───── Data segment

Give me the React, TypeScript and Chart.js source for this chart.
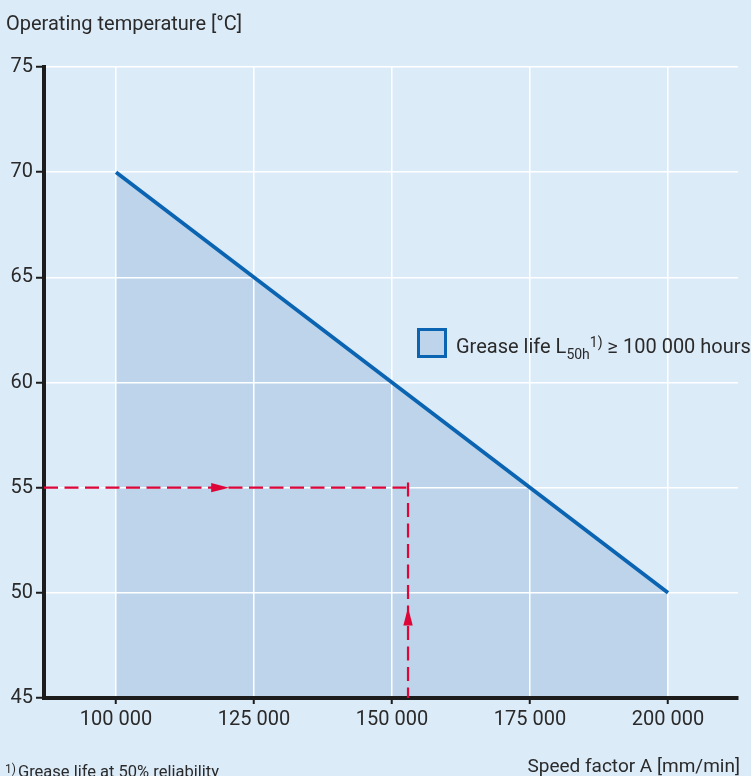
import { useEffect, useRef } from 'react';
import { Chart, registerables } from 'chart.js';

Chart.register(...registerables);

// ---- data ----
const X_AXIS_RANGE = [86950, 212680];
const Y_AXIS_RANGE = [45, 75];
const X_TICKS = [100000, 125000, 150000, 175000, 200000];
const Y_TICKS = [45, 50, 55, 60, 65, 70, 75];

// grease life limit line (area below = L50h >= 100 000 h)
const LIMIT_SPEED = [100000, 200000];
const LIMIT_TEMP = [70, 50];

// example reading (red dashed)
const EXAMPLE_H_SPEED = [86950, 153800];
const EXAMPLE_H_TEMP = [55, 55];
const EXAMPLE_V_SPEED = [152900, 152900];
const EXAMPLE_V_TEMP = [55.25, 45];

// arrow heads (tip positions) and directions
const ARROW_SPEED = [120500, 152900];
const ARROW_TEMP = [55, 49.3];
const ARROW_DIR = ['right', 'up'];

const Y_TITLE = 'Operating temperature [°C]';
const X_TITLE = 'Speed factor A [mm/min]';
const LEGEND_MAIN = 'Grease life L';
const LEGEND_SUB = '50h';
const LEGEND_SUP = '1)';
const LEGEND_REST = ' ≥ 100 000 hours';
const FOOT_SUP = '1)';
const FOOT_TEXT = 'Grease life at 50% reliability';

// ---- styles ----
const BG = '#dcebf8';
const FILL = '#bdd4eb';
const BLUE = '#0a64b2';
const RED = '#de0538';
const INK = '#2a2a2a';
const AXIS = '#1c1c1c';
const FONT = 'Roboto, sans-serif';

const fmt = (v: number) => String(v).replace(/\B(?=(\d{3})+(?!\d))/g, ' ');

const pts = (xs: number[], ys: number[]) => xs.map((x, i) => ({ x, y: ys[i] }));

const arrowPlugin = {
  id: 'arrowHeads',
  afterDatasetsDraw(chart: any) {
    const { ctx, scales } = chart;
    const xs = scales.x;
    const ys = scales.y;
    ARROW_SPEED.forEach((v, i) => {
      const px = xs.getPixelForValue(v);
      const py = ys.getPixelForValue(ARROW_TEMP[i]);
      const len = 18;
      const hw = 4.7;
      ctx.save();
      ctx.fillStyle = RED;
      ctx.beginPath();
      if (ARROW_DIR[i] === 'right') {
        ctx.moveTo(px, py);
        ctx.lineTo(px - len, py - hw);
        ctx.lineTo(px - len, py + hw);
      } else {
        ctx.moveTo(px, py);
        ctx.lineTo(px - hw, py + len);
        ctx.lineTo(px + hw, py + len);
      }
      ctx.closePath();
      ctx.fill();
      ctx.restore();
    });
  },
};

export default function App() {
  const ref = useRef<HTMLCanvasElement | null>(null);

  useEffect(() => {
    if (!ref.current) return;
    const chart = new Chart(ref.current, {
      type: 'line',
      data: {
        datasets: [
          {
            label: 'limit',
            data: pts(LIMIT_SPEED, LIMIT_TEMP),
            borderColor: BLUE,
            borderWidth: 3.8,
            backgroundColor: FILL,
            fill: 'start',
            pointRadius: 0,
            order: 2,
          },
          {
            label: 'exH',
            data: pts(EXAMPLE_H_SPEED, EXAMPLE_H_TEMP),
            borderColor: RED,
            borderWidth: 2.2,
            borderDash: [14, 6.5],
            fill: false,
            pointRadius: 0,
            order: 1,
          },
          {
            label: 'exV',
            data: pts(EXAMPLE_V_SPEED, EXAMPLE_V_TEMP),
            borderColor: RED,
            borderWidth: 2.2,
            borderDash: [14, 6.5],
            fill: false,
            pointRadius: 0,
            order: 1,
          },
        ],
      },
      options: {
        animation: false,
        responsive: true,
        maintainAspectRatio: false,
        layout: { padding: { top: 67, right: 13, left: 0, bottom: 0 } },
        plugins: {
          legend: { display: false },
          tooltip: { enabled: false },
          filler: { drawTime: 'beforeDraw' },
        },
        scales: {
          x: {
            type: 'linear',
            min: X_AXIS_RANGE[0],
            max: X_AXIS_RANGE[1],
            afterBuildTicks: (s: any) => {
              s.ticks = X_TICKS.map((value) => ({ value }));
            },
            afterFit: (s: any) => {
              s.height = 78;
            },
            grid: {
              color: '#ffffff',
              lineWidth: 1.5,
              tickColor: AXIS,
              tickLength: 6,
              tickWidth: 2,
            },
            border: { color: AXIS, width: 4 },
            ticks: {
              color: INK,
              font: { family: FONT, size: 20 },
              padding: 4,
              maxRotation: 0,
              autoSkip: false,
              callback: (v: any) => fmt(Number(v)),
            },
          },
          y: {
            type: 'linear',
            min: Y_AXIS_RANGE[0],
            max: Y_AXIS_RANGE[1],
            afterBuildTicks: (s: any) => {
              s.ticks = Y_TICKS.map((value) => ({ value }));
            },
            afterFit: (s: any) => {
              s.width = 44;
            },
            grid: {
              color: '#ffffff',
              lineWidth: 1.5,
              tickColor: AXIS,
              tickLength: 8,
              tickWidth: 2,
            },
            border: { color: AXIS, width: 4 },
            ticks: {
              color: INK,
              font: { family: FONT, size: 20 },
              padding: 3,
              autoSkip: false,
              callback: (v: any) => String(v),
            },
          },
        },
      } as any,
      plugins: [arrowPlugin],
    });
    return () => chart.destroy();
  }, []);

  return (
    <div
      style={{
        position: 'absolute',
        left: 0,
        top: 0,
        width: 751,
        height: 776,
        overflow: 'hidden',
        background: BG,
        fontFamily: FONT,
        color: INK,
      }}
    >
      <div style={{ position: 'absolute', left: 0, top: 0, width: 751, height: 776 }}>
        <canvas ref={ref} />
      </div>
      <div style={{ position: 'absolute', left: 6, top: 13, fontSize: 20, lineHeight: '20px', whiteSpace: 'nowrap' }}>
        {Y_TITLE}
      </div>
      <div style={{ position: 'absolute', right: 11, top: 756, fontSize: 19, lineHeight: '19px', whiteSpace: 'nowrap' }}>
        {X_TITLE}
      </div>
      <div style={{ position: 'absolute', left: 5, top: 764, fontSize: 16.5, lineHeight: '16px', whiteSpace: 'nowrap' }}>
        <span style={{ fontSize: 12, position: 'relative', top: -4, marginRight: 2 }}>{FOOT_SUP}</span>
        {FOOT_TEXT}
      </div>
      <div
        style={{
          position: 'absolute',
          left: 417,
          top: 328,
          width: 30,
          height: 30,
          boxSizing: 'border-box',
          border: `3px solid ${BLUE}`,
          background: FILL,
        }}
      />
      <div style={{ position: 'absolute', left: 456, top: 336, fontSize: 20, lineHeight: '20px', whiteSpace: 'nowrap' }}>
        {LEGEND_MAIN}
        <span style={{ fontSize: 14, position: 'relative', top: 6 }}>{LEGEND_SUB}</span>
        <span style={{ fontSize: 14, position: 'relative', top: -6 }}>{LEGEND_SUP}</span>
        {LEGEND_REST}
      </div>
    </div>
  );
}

──────────

• [Request]: Repeat the lines exactly as they stand, from the opening line of the data through the line with "Chart.register(...registerables);". Pictures stay out of the copy.

• [Result of the exercise]:
Give me the React, TypeScript and Chart.js source for this chart.
import { useEffect, useRef } from 'react';
import { Chart, registerables } from 'chart.js';

Chart.register(...registerables);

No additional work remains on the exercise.